In the South Island you hear the term ‘over the hill’ used in a variety of locations and to describe some significantly different ‘hills’. West Coasters talk about going ‘over the hill’ to Christchurch. Here the ‘hill’ refers to the Southern Alps. Residents of Golden Bay travel ‘over the [Takaka] hill’ to Motueka and Nelson. In this case the hill is the ‘marble mountain’, geologically ancient, massively solid.

In June 2003 I moved ‘over the hill’ from suburban Christchurch to live in Governors Bay at the head of Lyttelton Harbour. By comparison with the Southern Alps and the Takaka Hill, the Port Hills, which separate the city of Christchurch from Lyttelton Harbour and Banks Peninsula, are insignificant in size. Fifteen minutes in a car will take you from Governors Bay to the top end of Colombo Street. Yet there is something more than time and relative size involved here. The Port Hills form a barrier between two very different environments and two very different worlds and ways of living. The boundary/barrier is physical but it is also psychological - a reluctance to return to the ‘car-infested swamp’ as Hugh Wilson puts it. One’s focus and allegiance turn away from the city and towards the Peninsula.

Banks Peninsula is a beacon. In the flat city of Christchurch on the flat Canterbury Plains, the Port Hills provide visual relief and a welcome reference point. Drive south, west or north out of Christchurch for the day and the Peninsula beckons on the return journey. Fly south from Wellington or north from Dunedin and a first sighting of the Peninsula signals that one is nearly home. Stand on the beach at Amberley and Banks Peninsula hovers mistily above the sea to the south, visual proof of the ‘island’ of Captain Cook’s observation in 1770.

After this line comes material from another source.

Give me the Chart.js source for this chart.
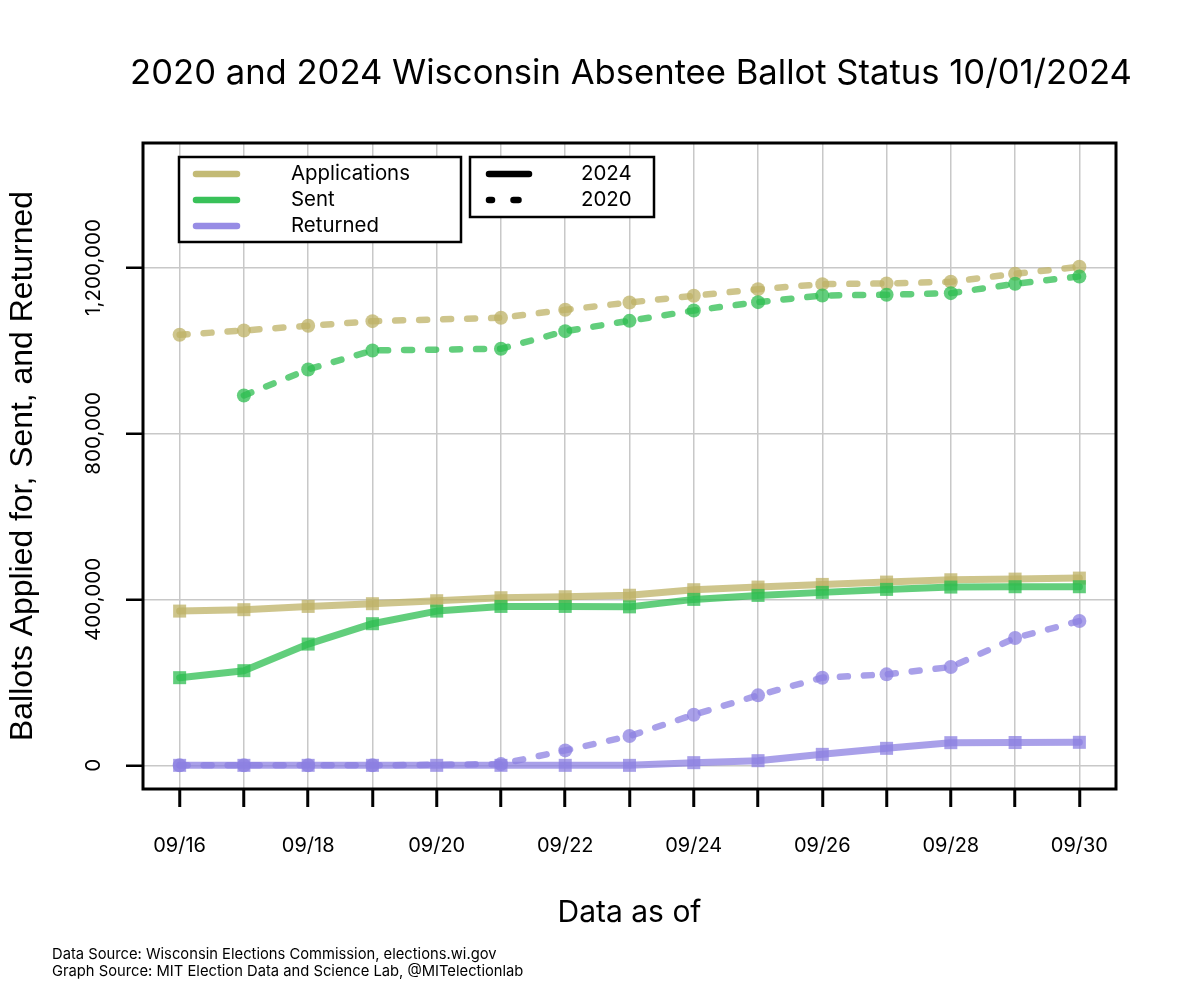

Cook was mistaken – what he was seeing from 10 miles offshore was a peninsula and not an island. But he was also correct. For most of its geological life - around 15 million or so years - Banks Peninsula was an island, formed in violent volcanic eruptions and subsequent erosion that eventually formed the craters of Lyttelton and Akaroa Harbours. This outlier was only linked to the South Island mainland about 20,000 years ago as debris from the Southern Alps washed and blew across the Canterbury Plains. As Gordon Ogilvie points out, the first Europeans were confronted by swamps, lagoons and streams which bisected the landward flank of the Peninsula, accentuating its isolation. Even today, despite the relative accessibility of Banks Peninsula, something of this ‘island’ feeling remains, in its geography and in the minds and attitudes of its inhabitants.